I am not an expert in any sense, I am trying to extract a pdf page as an image to do some processing later. I used the following code for that, that I built from other recommendations in this page.
import fitz
from PIL import Image
dir = r'C:\Users\...'
files = os.listdir(dir)
print(dir+files[21])
doc = fitz.open(dir+files[21])
page = doc.loadPage(2)
zoom = 2
mat = fitz.Matrix(zoom, zoom)
pix = page.getPixmap(matrix = mat)
img = Image.frombytes("RGB", [pix.width, pix.height], pix.samples)
density=img.getdata()
Usually this would give me the pixel information of the image, but in this case it returns a list of white pixels. I have no clue as for what is the reason of this... The image (img) is displayed if asked, but not its data.

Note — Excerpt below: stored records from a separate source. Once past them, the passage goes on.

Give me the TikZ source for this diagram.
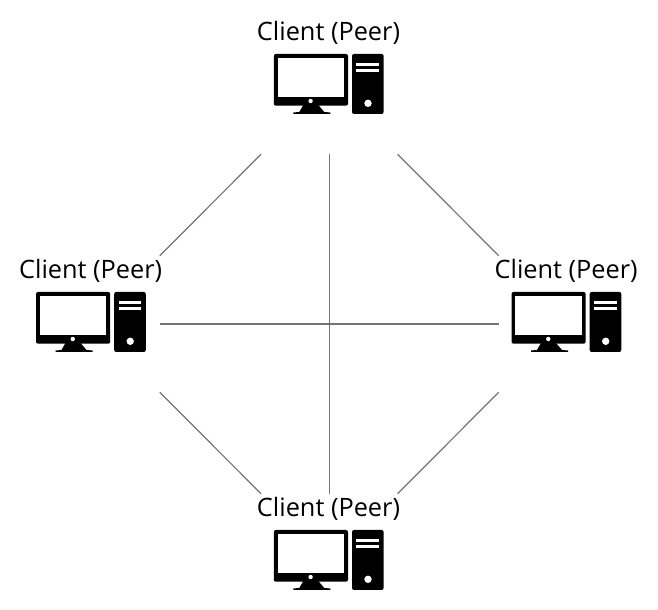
\documentclass[tikz,border=0pt]{standalone}
\usepackage{fontspec}
\setmainfont{Open Sans}
\usetikzlibrary{positioning}

\tikzset{
  peer/.pic={
    % hidden square, the links stop at its corners and sides
    \node[minimum size=102pt, inner sep=0pt] (-area) at (0,0) {};
    \node[lbl] (-label) at (-0.8,53.4) {Client (Peer)};
    % monitor
    \fill[black, rounded corners=1.5pt] (-55.5,32) rectangle (18.7,-19.7);
    \fill[white] (-51.7,27.7) rectangle (14.7,-11.3);
    \fill[white] (-18.7,-15) circle (2.2);
    \fill[black] (-26,-19) -- (-11,-19) -- (-5,-26) -- (1,-26.5) -- (1,-28) -- (-36,-28) -- (-36,-26.5) -- (-30,-26) -- cycle;
    % tower
    \fill[black, rounded corners=1.5pt] (22.7,32) rectangle (54.3,-28);
    \fill[white] (27,23.3) rectangle (49.7,20.3);
    \fill[white] (27,16.7) rectangle (49.7,14);
    \fill[white] (38.7,-17.3) circle (3.7);
  }
}

\begin{document}
\begin{tikzpicture}[
  x=0.75pt, y=0.75pt,
  lbl/.style={font=\fontsize{19}{22}\selectfont, inner sep=0pt},
  link/.style={draw=black!55, line width=0.9pt}
]
\useasboundingbox[fill=white] (0,0) rectangle (658,610);

\pic (top) at (329.3,524) {peer};
\pic (left) at (91.5,286) {peer};
\pic (right) at (567,286) {peer};
\pic (bottom) at (329.3,48) {peer};

\draw[link] (top-area.south west) -- (left-area.north east);
\draw[link] (top-area.south east) -- (right-area.north west);
\draw[link] (top-area.south) -- (bottom-area.north);
\draw[link] (left-area.east) -- (right-area.west);
\draw[link] (left-area.south east) -- (bottom-area.north west);
\draw[link] (right-area.south west) -- (bottom-area.north east);
\end{tikzpicture}
\end{document}
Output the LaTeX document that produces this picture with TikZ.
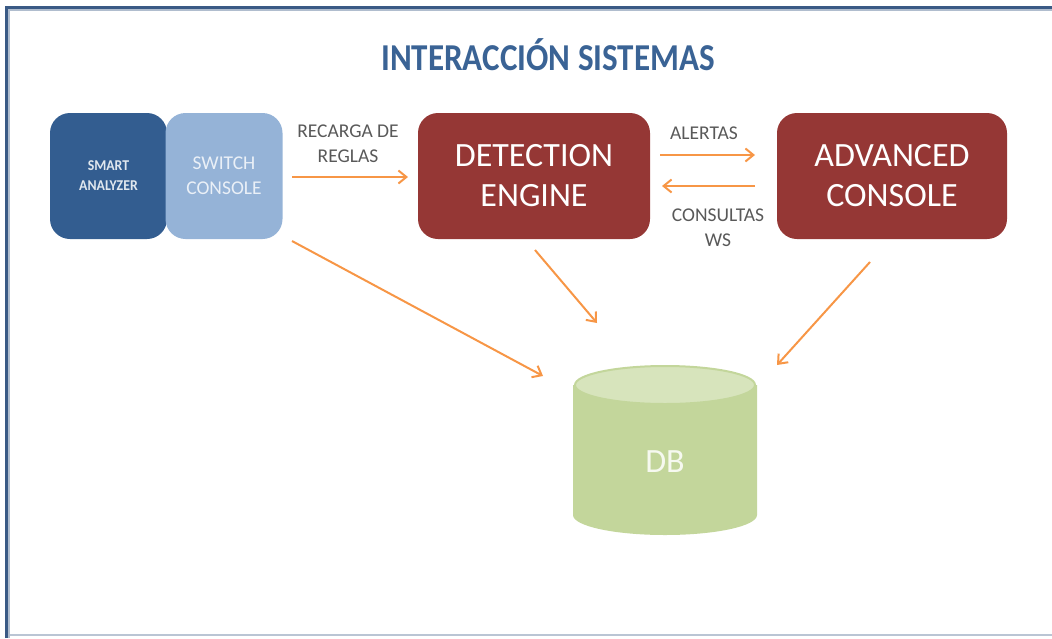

I will appreciate any help?
The code works if I take a shorter path and replace doc.loadPage with doc.getPagePixmap
import fitz
from PIL import Image
dir = r'C:\Users\...'
files = os.listdir(dir)
print(dir+files[21])
doc = fitz.open(dir+files[21])
pix= doc.getPagePixmap(2)
img = Image.frombytes("RGB", [pix.width, pix.height], pix.samples)
density=img.getdata()
I still don't know why the long code fails, and the working method doesn't allows me to get a better resolution version of the exctracted page.